Let's say, I start my flink job at 11:00 hrs. My first output should be produced at 11:10 hrs, followed by output at 11:11, 11:12, and so on.
But the first output is printed on the console at 11:01, followed by output every minute.
Below is my code:
package org.example;
import org.apache.avro.generic.GenericRecord;
import org.apache.avro.Schema;
import org.apache.flink.api.common.eventtime.WatermarkStrategy;
import org.apache.flink.api.common.functions.AggregateFunction;
import org.apache.flink.connector.kafka.source.KafkaSource;
import org.apache.flink.connector.kafka.source.enumerator.initializer.OffsetsInitializer;
import org.apache.flink.formats.avro.registry.confluent.ConfluentRegistryAvroDeserializationSchema;
import org.apache.flink.streaming.api.datastream.DataStream;
import org.apache.flink.streaming.api.environment.StreamExecutionEnvironment;
import org.apache.flink.streaming.api.windowing.assigners.SlidingEventTimeWindows;
import org.apache.flink.streaming.api.windowing.time.Time;
import java.time.Duration;
import java.util.Date;
import java.util.HashMap;
import java.util.Map;
public class DEStationarySample {
public static void main(String[] args) throws Exception {
final StreamExecutionEnvironment env = StreamExecutionEnvironment.getExecutionEnvironment();
env.getConfig().enableForceAvro();
env.setParallelism(2);
// Creating AVRO Schema for Rider Location Events
final Schema RiderLocationSchema = new org.apache.avro.Schema.Parser().parse("avro_schema");
// Creating Rider Location Events Stream
KafkaSource<GenericRecord> riderLocationEventsSource = KafkaSource.<GenericRecord>builder()
.setBootstrapServers("bootstrapServers")
.setGroupId("consumer_group_id")
.setTopics("kafka_topic")
.setStartingOffsets(OffsetsInitializer.latest())

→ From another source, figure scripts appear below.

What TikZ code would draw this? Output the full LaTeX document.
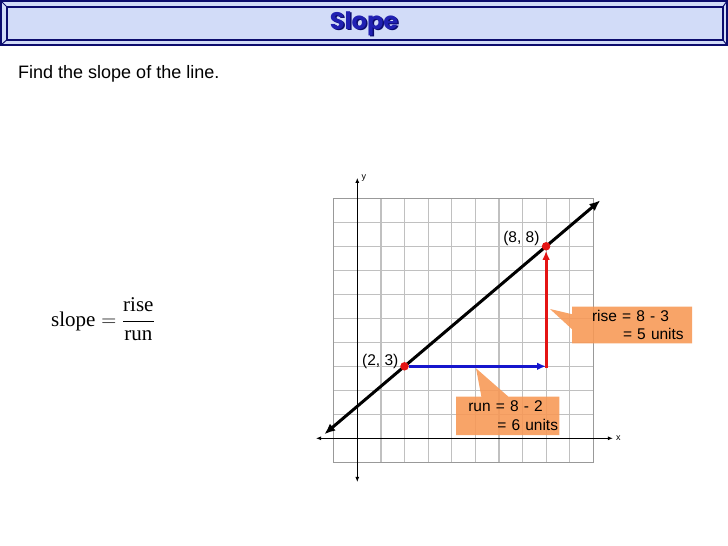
\documentclass[tikz,border=0pt]{standalone}
\usepackage{fontspec}
\setmainfont{Liberation Serif}
\setsansfont{Liberation Sans}
\newfontfamily\titlefont{Poppins}
\usetikzlibrary{arrows.meta,shapes.callouts}

\definecolor{bannerblue}{RGB}{210,220,248}
\definecolor{bannernavy}{RGB}{12,12,110}
\definecolor{titleblue}{RGB}{32,32,178}
\definecolor{calloutorange}{RGB}{248,152,84}
\definecolor{gridgray}{RGB}{192,192,192}
\definecolor{runblue}{RGB}{22,22,205}
\definecolor{risered}{RGB}{228,20,20}

\tikzset{
  gridline/.style={draw=gridgray, line width=1.2pt},
  axisline/.style={line width=0.9pt, {Latex[length=5pt,width=4pt]}-{Latex[length=5pt,width=4pt]}},
  slopeline/.style={line width=3pt, {Latex[length=11pt,width=9pt]}-{Latex[length=11pt,width=9pt]}},
  legarrow/.style={line width=2.8pt, -{Latex[length=9pt,width=7.5pt]}},
  ptdot/.style={circle, fill=risered, inner sep=0pt, minimum size=8.5pt},
  ptlabel/.style={font=\sffamily\fontsize{15.5}{18}\selectfont, inner sep=1pt},
  axislabel/.style={font=\sffamily\fontsize{9}{10}\selectfont, inner sep=1pt},
  calloutbox/.style={rectangle callout, fill=calloutorange, fill opacity=0.88, text opacity=1,
    font=\sffamily\fontsize{15.5}{18.4}\selectfont, align=left, inner ysep=0pt}
}

\begin{document}
\begin{tikzpicture}[x=1pt, y=-1pt]
  \useasboundingbox (0,0) rectangle (728,546);
  \fill[white] (0,0) rectangle (728,546);

  % Title banner with bevelled frame
  \fill[bannerblue] (1,1) rectangle (727,45);
  \draw[bannernavy, line width=1.2pt] (1,1) rectangle (727,45);
  \draw[bannernavy, line width=1.6pt] (6.7,6.7) rectangle (723,40);
  \draw[bannernavy, line width=1pt] (1,1) -- (6.7,6.7) (727,1) -- (723,6.7)
    (1,45) -- (6.7,40) (727,45) -- (723,40);
  \node[text=bannernavy, font=\titlefont\bfseries\fontsize{24}{26}\selectfont] (titleshadow) at (365.5,25) {Slope};
  \node[text=titleblue, font=\titlefont\bfseries\fontsize{24}{26}\selectfont] (title) at (364,23.5) {Slope};

  % Question and formula
  \node[anchor=base west, font=\sffamily\fontsize{18}{21}\selectfont, inner sep=0pt] (question) at (18,78) {Find the slope of the line.};
  \node[anchor=base west, font=\rmfamily\fontsize{21}{25}\selectfont, inner sep=0pt] (formula) at (51,326)
    {$\mbox{slope}=\displaystyle\frac{\mbox{rise}}{\mbox{run}}$};

  \begin{scope}[shift={(357.3,438.3)}, x=23.6pt, y=24pt]
    % Grid and axes
    \draw[gridline, step=1] (-1,-1) grid (10,10);
    \draw[draw=gray!80, line width=1.2pt] (-1,-1) rectangle (10,10);
    \coordinate (xmin) at (-1.75,0);
    \coordinate (xmax) at (10.83,0);
    \coordinate (ymin) at (0,-1.82);
    \coordinate (ymax) at (0,10.85);
    \draw[axisline] (xmin) -- (xmax);
    \draw[axisline] (ymin) -- (ymax);
    \node[axislabel, anchor=west] (xlabel) at ([xshift=2pt]xmax) {x};
    \node[axislabel, anchor=west] (ylabel) at ([xshift=3pt]ymax) {y};
  \end{scope}

  % Callouts over the grid
  \node[calloutbox, callout absolute pointer={(550,309)}, callout pointer width=15pt,
    text width=100pt, inner xsep=10pt, minimum height=36.6pt] (risecallout) at (632,325)
    {\hspace*{10pt}\makebox[0pt][l]{rise = 8 - 3}\\\hspace*{41pt}\makebox[0pt][l]{= 5 units}};
  \node[calloutbox, callout absolute pointer={(476,368.3)}, callout pointer width=27pt,
    text width=91.3pt, inner xsep=6pt, minimum height=38.3pt] (runcallout) at (507.65,415.85)
    {\hspace*{6.3pt}\makebox[0pt][l]{run = 8 - 2}\\\hspace*{35.3pt}\makebox[0pt][l]{= 6 units}};

  \begin{scope}[shift={(357.3,438.3)}, x=23.6pt, y=24pt]
    % The line through both points
    \coordinate (lineA) at (-1.4,0.167);
    \coordinate (lineB) at (10.3,9.917);
    \draw[slopeline] (lineA) -- (lineB);

    % Run and rise
    \node[ptdot] (p23) at (2,3) {};
    \node[ptdot] (p88) at (8,8) {};
    \coordinate (corner) at (8,3);
    \draw[legarrow, runblue] (p23) -- (corner);
    \draw[legarrow, risered] ([yshift=-1.4pt]corner) -- (p88.south);

    \node[ptlabel, anchor=east] (lbl23) at ([xshift=-0.5pt,yshift=4.5pt]p23.west) {(2, 3)};
    \node[ptlabel, anchor=east] (lbl88) at ([xshift=-1pt,yshift=8pt]p88.west) {(8, 8)};
  \end{scope}
\end{tikzpicture}
\end{document}
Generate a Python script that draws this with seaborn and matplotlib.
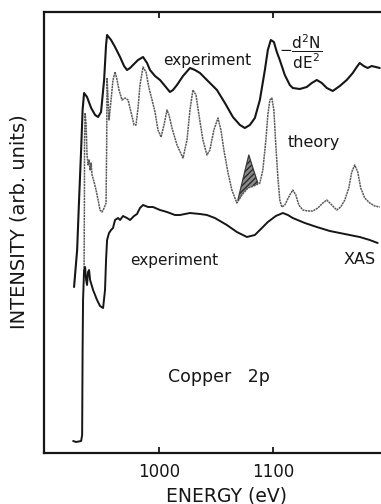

.setValueOnlyDeserializer(ConfluentRegistryAvroDeserializationSchema.forGeneric(RiderLocationSchema, "schema_registry_url")
)
.build();
DataStream<GenericRecord> riderLocationEventsStream = env.fromSource(
riderLocationEventsSource,
WatermarkStrategy.<GenericRecord>forBoundedOutOfOrderness(Duration.ofSeconds(60))
.withTimestampAssigner((genericRecord, timestamp) -> (long)genericRecord.get("eventTime")),
"Kafka Source"
);
DataStream<Map<String, Object>> outputResult = riderLocationEventsStream.keyBy(data-> data.get("tripId"))
.window(SlidingEventTimeWindows.of(Time.minutes(10), Time.minutes(1)))
.aggregate(new AggregateFunction<GenericRecord, Map<String, Object>, Map<String, Object>>() {
@Override
public Map<String, Object> createAccumulator() {
Map<String, Object> m = new HashMap<>();
m.put("tripId",null);
m.put("firstEventTime",0L);
m.put("lastEventTime",0L);
m.put("speed",0.0);
m.put("count",0);
return m;
}
@Override
public Map<String, Object> add(GenericRecord genericRecord, Map<String, Object> accumulator) {
long firstEventTime = (long)accumulator.get("firstEventTime");
if(firstEventTime == 0L){
accumulator.put("firstEventTime", genericRecord.get("eventTime"));
}
accumulator.put("lastEventTime", genericRecord.get("eventTime"));
accumulator.put("tripId", genericRecord.get("tripId"));
accumulator.put("speed", (double)accumulator.get("speed") + (double)genericRecord.get("speed"));
accumulator.put("count", (int)accumulator.get("count") +1);
return accumulator;
}
@Override
public Map<String, Object> getResult(Map<String, Object> accumulator) {
double speed = (double)accumulator.get("speed");
int count = (int)accumulator.get("count");
String tripId = accumulator.get("tripId").toString();
Map<String, Object> result = new HashMap<>();
result.put("tripId",tripId);
result.put("averageSpeed",speed/count);
return result;
}
@Override
public Map<String, Object> merge(Map<String, Object> stringObjectMap, Map<String, Object> acc1) {
return null;
}
});
outputResult.print();
env.execute("Sample Processing");
}
}
Input kafka stream looks like below:
{
"eventName": "RIDER_LOCATION_ACTIVITY",
"eventType": "RIDER_LOCATION_UPDATED",
"scmVersion": 1,
"eventTime": 1706887297150,
"correlationId": "1b27f143-f22f-4642-bb24-f8c3d18f35c8-652-681",
"riderId": "999999",
"lat": 12.876188,
"lng": 77.60885,
"battery": 69,
"network": "LTE",
"capturedAt": 1706887297977,
"speed": 0.0027558245,
"orderId": "",
"orderStatus": "",
"tripId": "trip_1234342",
"employerReferenceId": "EMP12345"
}
It is guaranteed that each event will have tripId associated with it.
I tried changing the slide interval. I observed that the first output was produced as soon as the slide interval ended. However, the results were still produced before the window size was reached. I am new to Flink. Any help is appreciated.
That isn't the case, since your watermark assigner is based on eventTime, and not on processing time. That's also what you want, else you would get different results every time you start the job.
So the eventTime and watermark are determined by the very first eventTime that's being read. If that's
1706887297150, that equals to UTC15:21:37.150which determines the start of your window time.